**** MATERIAL FOR THIS EXERCISE ****
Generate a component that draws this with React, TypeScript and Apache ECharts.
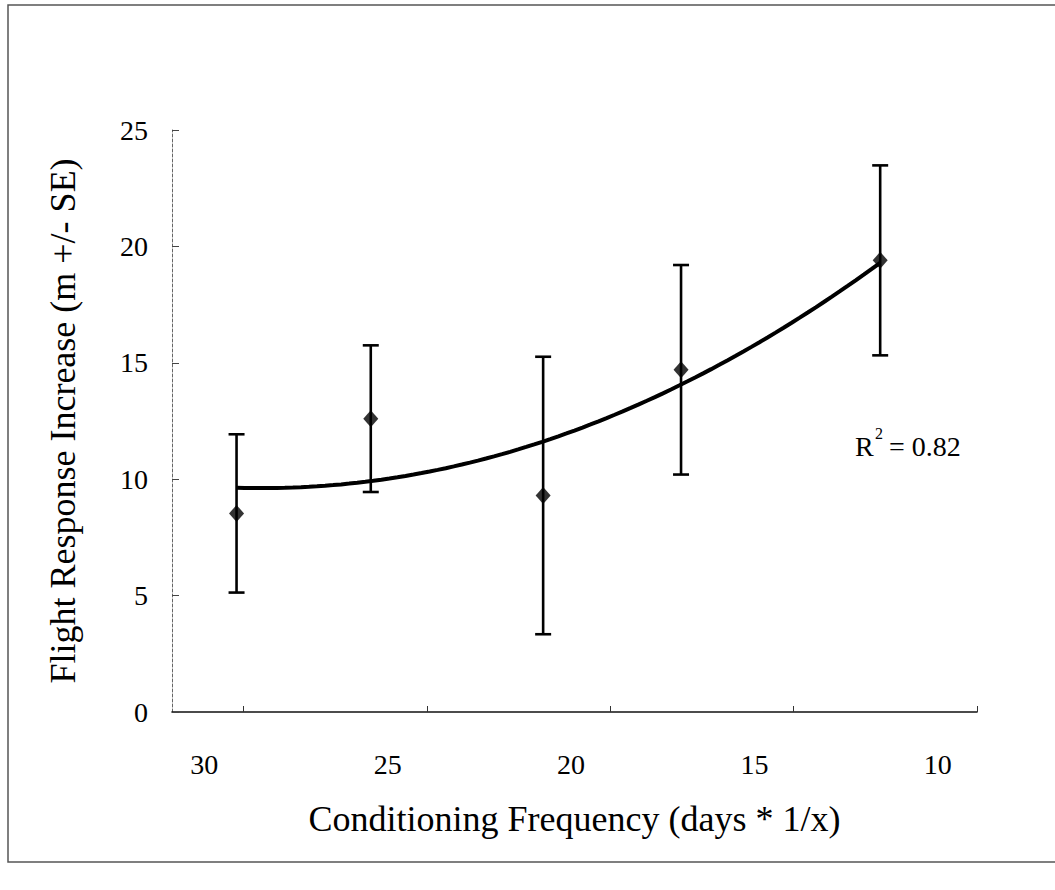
****
**** MATERIAL FOR THIS EXERCISE ****
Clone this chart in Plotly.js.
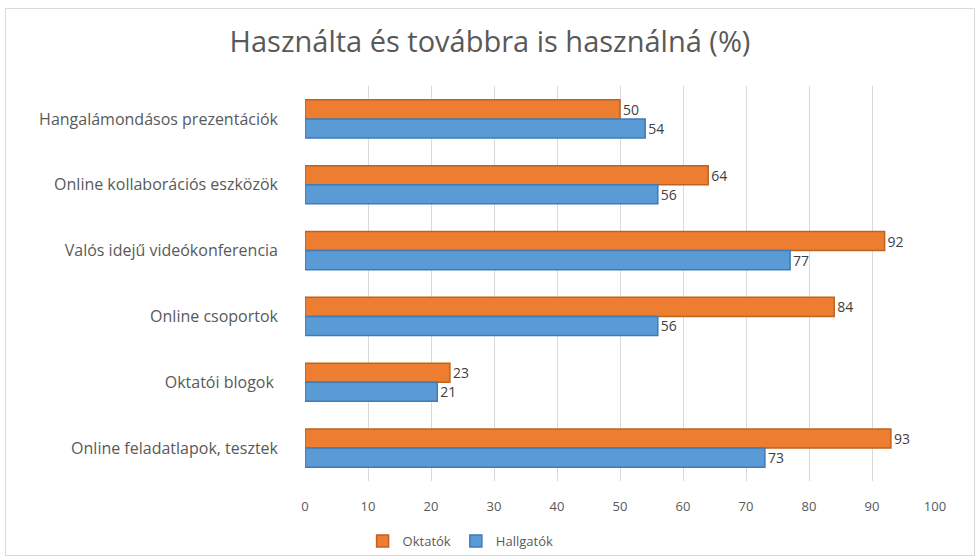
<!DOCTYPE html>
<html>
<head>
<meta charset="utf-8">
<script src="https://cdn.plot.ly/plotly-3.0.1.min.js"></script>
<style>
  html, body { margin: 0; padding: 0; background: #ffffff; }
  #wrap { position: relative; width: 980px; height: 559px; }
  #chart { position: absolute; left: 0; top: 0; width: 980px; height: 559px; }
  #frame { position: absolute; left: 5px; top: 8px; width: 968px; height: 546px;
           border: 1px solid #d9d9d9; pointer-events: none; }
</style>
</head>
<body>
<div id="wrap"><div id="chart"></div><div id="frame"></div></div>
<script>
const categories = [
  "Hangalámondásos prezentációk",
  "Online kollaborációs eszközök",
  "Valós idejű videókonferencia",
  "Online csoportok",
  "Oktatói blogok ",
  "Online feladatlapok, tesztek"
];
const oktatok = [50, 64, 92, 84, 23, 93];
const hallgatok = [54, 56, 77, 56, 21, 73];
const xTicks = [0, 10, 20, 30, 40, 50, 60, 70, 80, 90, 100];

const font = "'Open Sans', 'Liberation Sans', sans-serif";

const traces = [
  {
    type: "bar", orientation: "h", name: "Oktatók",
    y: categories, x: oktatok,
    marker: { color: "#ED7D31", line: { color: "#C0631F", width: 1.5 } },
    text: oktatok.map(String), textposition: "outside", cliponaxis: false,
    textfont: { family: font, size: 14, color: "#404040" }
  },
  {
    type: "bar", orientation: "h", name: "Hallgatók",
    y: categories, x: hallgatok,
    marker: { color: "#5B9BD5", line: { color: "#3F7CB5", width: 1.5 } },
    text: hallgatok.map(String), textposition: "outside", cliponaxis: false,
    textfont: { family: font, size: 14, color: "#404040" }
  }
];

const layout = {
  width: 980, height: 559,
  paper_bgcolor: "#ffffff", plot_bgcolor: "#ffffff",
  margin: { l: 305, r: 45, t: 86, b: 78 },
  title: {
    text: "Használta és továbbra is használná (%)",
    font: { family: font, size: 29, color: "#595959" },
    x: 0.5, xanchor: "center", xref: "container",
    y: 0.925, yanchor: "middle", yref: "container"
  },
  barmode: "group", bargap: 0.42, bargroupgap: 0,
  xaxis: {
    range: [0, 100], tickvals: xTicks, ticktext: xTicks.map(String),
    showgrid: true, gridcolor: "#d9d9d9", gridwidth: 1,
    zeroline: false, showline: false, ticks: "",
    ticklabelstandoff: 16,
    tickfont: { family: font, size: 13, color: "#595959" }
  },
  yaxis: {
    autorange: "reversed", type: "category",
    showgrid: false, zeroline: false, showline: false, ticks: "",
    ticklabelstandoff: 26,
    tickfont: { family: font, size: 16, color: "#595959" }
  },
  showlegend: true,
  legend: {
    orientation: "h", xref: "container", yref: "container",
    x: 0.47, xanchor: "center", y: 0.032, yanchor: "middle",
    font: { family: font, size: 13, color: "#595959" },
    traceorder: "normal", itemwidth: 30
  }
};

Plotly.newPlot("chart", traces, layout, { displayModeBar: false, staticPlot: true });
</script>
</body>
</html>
****
**** MATERIAL FOR THIS EXERCISE ****
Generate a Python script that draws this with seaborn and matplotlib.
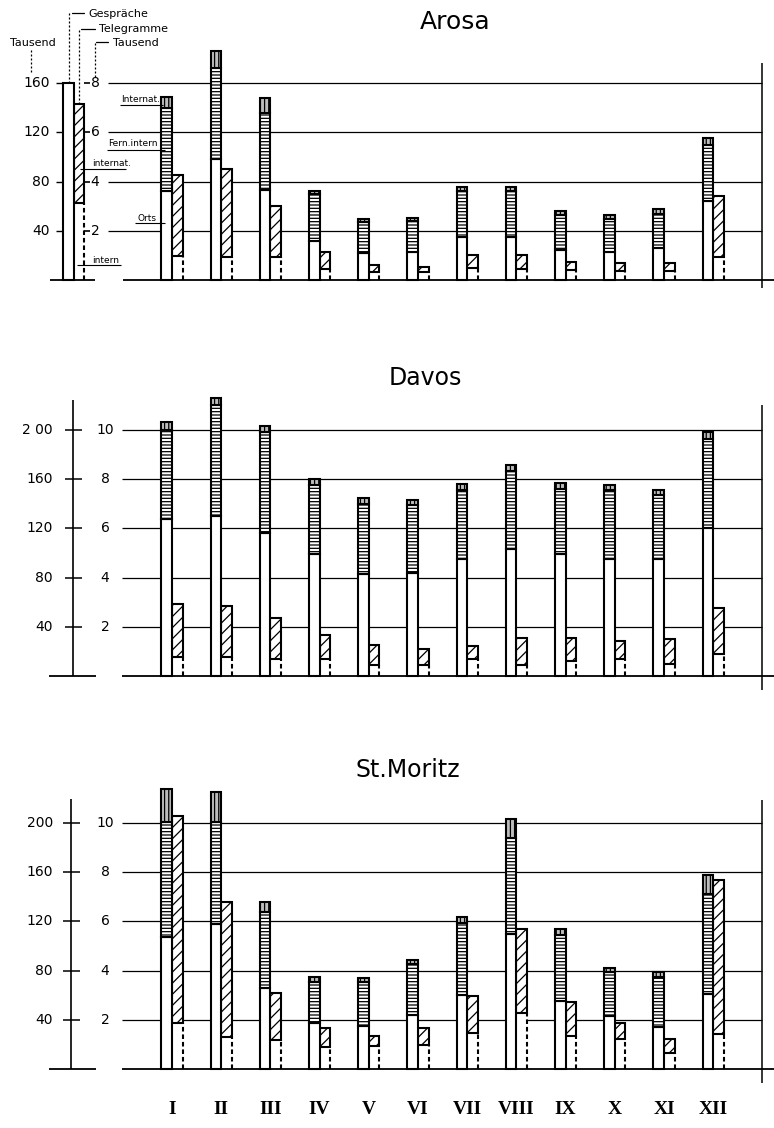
****
> EXERCISE OBJECTIVE
Find the string "with" in the records, then copy each line where it occurs.

> ANSWER FOR THE TASK
Generate a component that draws this with React, TypeScript and Apache ECharts.
Generate a Python script that draws this with seaborn and matplotlib.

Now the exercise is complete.